• **SHORT EXERCISE**
Copy out exactly the lines spanning the line with "Write a Python" to the line with "from bokeh.resources import INLINE", inclusive, from the data underneath, with no pictures.

• **LISTED RECORDS**
********

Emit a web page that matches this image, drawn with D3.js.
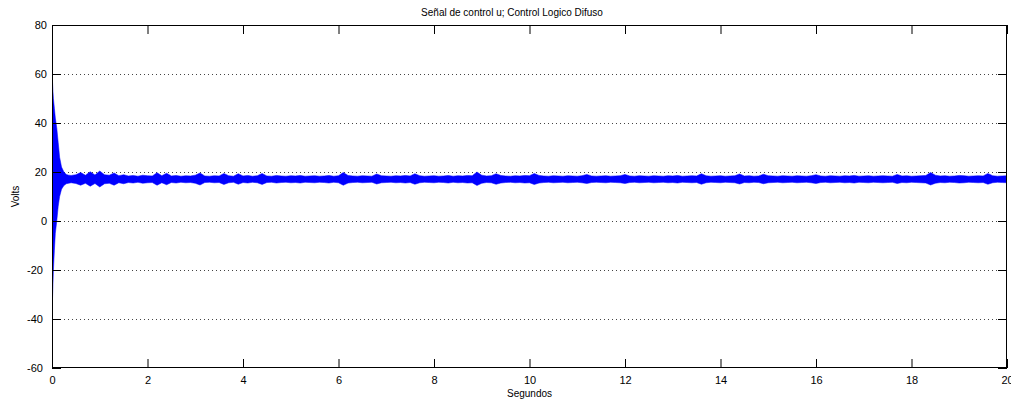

********

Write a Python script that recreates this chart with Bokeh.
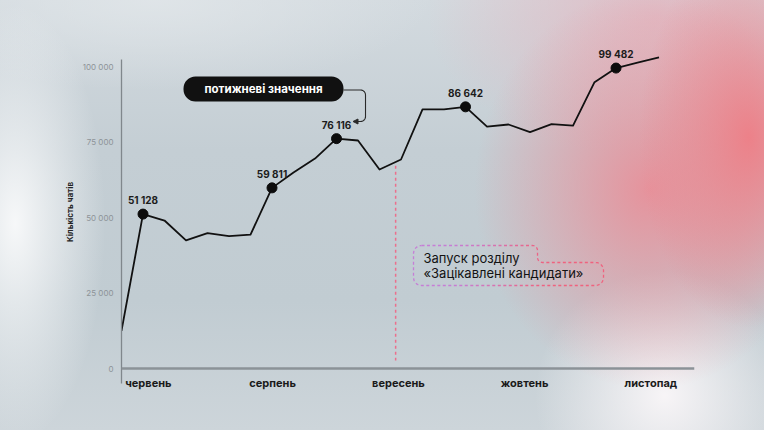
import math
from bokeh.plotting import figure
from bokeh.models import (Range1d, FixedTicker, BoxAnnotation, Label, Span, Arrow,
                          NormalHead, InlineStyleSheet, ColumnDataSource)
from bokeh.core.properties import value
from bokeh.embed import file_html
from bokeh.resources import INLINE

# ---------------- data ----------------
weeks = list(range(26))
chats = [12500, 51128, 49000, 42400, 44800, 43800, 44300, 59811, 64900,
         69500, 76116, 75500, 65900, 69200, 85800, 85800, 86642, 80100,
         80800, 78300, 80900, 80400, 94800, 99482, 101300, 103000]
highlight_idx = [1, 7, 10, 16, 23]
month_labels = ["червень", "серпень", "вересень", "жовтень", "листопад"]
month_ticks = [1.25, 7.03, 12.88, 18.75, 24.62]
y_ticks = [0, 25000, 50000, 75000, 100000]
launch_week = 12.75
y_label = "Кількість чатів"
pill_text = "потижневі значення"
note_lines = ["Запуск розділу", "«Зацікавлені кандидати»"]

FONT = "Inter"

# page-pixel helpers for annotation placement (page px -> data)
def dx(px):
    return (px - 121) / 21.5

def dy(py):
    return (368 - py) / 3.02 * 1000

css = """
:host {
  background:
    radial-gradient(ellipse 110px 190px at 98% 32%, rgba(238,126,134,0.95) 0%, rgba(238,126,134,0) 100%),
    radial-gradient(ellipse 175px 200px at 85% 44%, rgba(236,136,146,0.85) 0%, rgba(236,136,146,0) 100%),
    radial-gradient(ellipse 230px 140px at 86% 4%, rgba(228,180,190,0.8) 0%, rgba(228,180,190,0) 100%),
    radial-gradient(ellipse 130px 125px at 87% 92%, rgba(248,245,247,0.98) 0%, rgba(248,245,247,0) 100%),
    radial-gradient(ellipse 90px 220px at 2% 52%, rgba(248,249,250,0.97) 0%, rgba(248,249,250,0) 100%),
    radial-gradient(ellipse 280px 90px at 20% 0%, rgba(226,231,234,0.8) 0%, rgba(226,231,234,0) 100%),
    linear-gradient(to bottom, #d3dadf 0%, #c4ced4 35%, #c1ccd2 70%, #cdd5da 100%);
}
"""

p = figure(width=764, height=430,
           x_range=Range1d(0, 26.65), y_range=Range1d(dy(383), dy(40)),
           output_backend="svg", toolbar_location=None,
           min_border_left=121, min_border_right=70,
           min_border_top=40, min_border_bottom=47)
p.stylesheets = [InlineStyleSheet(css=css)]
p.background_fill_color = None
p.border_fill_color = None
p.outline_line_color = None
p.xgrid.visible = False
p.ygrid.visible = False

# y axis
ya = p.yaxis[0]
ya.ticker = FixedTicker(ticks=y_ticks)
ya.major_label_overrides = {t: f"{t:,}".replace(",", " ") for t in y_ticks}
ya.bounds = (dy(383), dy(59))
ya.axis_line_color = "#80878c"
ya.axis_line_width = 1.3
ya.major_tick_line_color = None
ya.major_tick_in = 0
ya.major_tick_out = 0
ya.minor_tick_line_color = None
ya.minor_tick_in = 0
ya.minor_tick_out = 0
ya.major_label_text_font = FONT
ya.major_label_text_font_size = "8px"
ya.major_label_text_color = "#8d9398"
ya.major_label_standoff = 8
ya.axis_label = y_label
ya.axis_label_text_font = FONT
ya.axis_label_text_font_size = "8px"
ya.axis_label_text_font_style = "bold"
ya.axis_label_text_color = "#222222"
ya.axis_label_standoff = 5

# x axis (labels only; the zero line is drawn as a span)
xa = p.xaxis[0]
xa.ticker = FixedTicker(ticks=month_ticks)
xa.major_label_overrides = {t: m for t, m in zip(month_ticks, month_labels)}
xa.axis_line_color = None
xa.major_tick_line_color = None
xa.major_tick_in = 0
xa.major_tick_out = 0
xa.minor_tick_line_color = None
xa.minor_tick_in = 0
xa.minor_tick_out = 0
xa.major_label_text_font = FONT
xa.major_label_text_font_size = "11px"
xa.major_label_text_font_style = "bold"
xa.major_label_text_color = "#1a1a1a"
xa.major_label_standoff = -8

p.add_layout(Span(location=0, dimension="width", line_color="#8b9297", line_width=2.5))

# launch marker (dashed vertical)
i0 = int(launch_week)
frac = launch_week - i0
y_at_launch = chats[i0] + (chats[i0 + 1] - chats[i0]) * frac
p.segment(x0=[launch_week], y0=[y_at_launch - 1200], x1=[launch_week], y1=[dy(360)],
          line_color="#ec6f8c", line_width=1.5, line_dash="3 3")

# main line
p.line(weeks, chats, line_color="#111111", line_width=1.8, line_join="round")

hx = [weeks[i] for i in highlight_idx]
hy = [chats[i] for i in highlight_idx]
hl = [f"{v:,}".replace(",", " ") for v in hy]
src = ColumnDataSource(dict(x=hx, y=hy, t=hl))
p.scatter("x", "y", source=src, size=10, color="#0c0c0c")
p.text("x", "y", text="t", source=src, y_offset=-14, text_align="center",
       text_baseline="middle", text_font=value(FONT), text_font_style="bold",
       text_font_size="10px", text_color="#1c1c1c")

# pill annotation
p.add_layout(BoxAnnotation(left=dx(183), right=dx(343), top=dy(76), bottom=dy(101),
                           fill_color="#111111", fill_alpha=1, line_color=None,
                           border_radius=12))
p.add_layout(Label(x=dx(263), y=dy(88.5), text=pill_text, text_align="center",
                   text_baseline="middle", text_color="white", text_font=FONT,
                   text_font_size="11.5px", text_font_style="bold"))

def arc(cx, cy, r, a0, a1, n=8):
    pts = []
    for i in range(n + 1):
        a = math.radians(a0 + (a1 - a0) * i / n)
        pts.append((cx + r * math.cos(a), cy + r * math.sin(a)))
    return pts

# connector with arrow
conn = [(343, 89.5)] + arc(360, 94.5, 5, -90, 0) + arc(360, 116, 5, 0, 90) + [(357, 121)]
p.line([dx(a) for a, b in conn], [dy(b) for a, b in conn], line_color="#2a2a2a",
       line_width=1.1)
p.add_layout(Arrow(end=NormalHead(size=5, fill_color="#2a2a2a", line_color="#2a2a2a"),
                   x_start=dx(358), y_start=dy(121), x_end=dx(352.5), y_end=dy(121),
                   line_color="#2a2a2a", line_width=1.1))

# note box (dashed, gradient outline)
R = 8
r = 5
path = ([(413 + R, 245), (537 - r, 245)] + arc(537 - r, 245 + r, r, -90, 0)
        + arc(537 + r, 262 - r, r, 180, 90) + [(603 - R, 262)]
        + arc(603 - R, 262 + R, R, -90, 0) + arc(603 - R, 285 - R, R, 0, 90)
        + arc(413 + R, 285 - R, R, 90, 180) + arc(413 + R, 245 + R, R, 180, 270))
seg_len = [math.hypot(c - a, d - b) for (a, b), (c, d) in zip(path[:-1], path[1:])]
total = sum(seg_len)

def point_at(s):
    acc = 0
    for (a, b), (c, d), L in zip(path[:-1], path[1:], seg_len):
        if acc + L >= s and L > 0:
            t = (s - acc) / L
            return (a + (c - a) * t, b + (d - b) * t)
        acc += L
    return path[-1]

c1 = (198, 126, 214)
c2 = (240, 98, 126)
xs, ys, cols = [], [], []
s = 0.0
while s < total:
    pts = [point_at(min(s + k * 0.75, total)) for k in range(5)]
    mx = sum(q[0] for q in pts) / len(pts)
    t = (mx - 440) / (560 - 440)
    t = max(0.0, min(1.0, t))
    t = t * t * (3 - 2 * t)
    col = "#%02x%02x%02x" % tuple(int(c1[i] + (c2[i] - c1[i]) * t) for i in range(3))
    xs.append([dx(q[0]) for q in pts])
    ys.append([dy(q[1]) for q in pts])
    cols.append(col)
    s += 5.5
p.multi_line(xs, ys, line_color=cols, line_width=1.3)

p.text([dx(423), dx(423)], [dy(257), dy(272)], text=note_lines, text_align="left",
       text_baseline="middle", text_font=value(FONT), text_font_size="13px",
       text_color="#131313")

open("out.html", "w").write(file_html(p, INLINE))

********

• **SOLUTION**
Write a Python script that recreates this chart with Bokeh.
import math
from bokeh.plotting import figure
from bokeh.models import (Range1d, FixedTicker, BoxAnnotation, Label, Span, Arrow,
                          NormalHead, InlineStyleSheet, ColumnDataSource)
from bokeh.core.properties import value
from bokeh.embed import file_html
from bokeh.resources import INLINE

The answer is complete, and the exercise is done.